EUGENE, Ore. — Although most of the travel industry is moving at barely a crawl, ridership on Amtrak’s Cascades regional line connecting Eugene to Vancouver, B.C., is chugging along just fine.

The number of riders increased on the line for the second straight year in 2002.

About 577,000 riders used the service last year, a 3 percent increase from 2001, when train travel rose dramatically nationwide after the Sept. 11 terrorist attacks on the East Coast.

The Eugene-to-Portland section saw just a 1 percent increase from 2001, with about 120,000 trips, said Bob Krebs, intercity passenger-rail coordinator for the Oregon Department of Transportation. The trip costs about $20.

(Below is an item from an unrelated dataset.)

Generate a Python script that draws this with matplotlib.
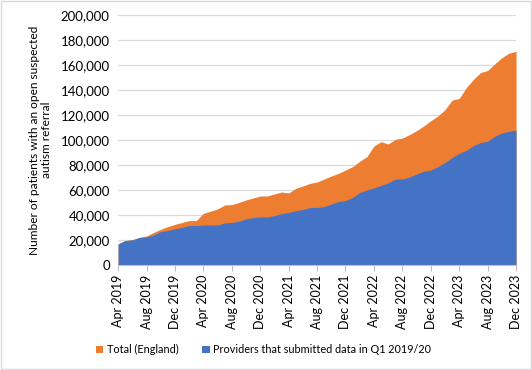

But any increase is welcome, Krebs said.

“We’re pleased, with the way the economy’s going, that we’ve maintained a marginal increase this year,” he said.

During the Amtrak Cascades run from Eugene to Salem on Friday, a few business travelers could be found, along with those heading north to visit friends.

Also aboard were a lot of people who just don’t like to drive.

“If it wasn’t for the train, I’d lose my job,” said Neal Terry, a mechanic who commutes by train from Salem to Springfield. “My boss thinks I’m crazy,” said Terry, who likes his graveyard shift, and the pay, too much to look for work in Salem.

So every night he hops on the train and heads south, then returns the next morning to greet his wife, and often some of the couple’s eight children, at the stately, 85-year-old train station in Salem.

The fate of federally supported Amtrak still is up in the air. In 1997, Congress gave it a five-year deadline to become self-sufficient or liquidate. But then Congress infused Amtrak with about $500 million in 2002 to keep it from going bankrupt, U.S. Rep. Peter DeFazio of Oregon said Friday.

The success of the Cascades run, launched in 1993, is proof that Congress should support Amtrak, DeFazio says. The service is operated by Amtrak, but Washington state owns two of its five trains and Oregon owns one.

Both the House and Senate most likely will revive debate on whether to OK a long-term federal package to save Amtrak. “We’re in the middle of a pitched battle to save the national rail system,” DeFazio said.

DeFazio, a member of the House Transportation and Infrastructure Committee, recently showed his colleagues numbers from the Northwest, as compared with the rest of the nation, “and they were astounded,” he said.

In the Northwest, people have a strong interest in finding alternative transportation sources, DeFazio said.